As the landlord, I never attempted to cash the check that I received from my prospective tenant but simply attempted to verify the funds, by telephone, from the bank through which it was drawn. The legal principle that landlords should be aware of is that by simply accepting the check, even in the absence of a signed lease, that landlord has committed himself to a lengthy and costly unlawful detainer action should the check prove to be uncashable.

Unlike many standard business contracts that contain recision clauses or specifically outline remedies for breach, the standard real estate lease offers no expeditious solutions to residential landlords who simply want to regain custody of their own property. I do not profess to be expert in the area of real estate law but did consider myself reasonably familiar with residential leases having owned other income properties. What I did not know and what became such an expensive education for me was the extent to which current real estate law and court decisions so unfairly favor tenants over landlords.

CHRISTOPHER RESTAK

Santa Monica

Risk to Sellers Carrying Back 2nd Trust Deeds

As a real estate litigation attorney, I took interest in your Aug. 1 article "Precautions in Taking Back Trust Deed" by Benny L. Kass.

The article contained a misstatement about the right of sellers who carry back a second trust deed to sue for a deficiency judgment after the first trust deed holder has already foreclosed on the property.
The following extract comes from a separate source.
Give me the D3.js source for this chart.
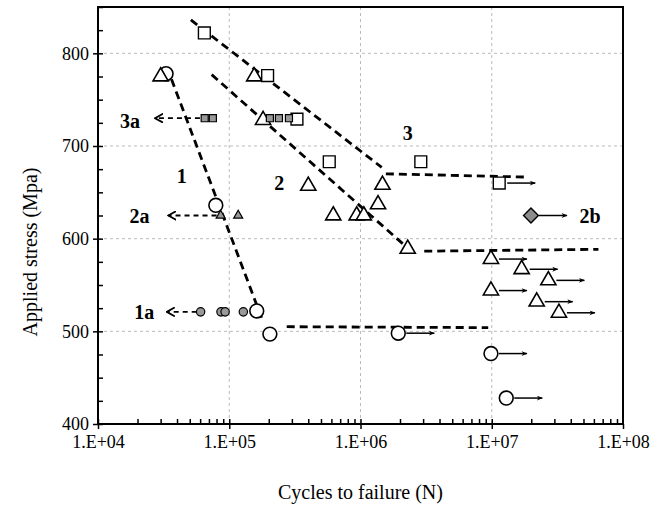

Kass states: "A second deed of trust means that you are in a second position to find a first trust lender. If the first trust lender forecloses, and there is not enough equity in the house to pay off your second trust, your trust will be wiped out." This is a true statement. My problem lies with his next statement: "While you still have the right to sue the person who bought your house under the promissory note, obviously if they are in financial difficulty, this right to sue will be meaningless."

Although this may be true in other states, it is not true in most cases with respect to California law.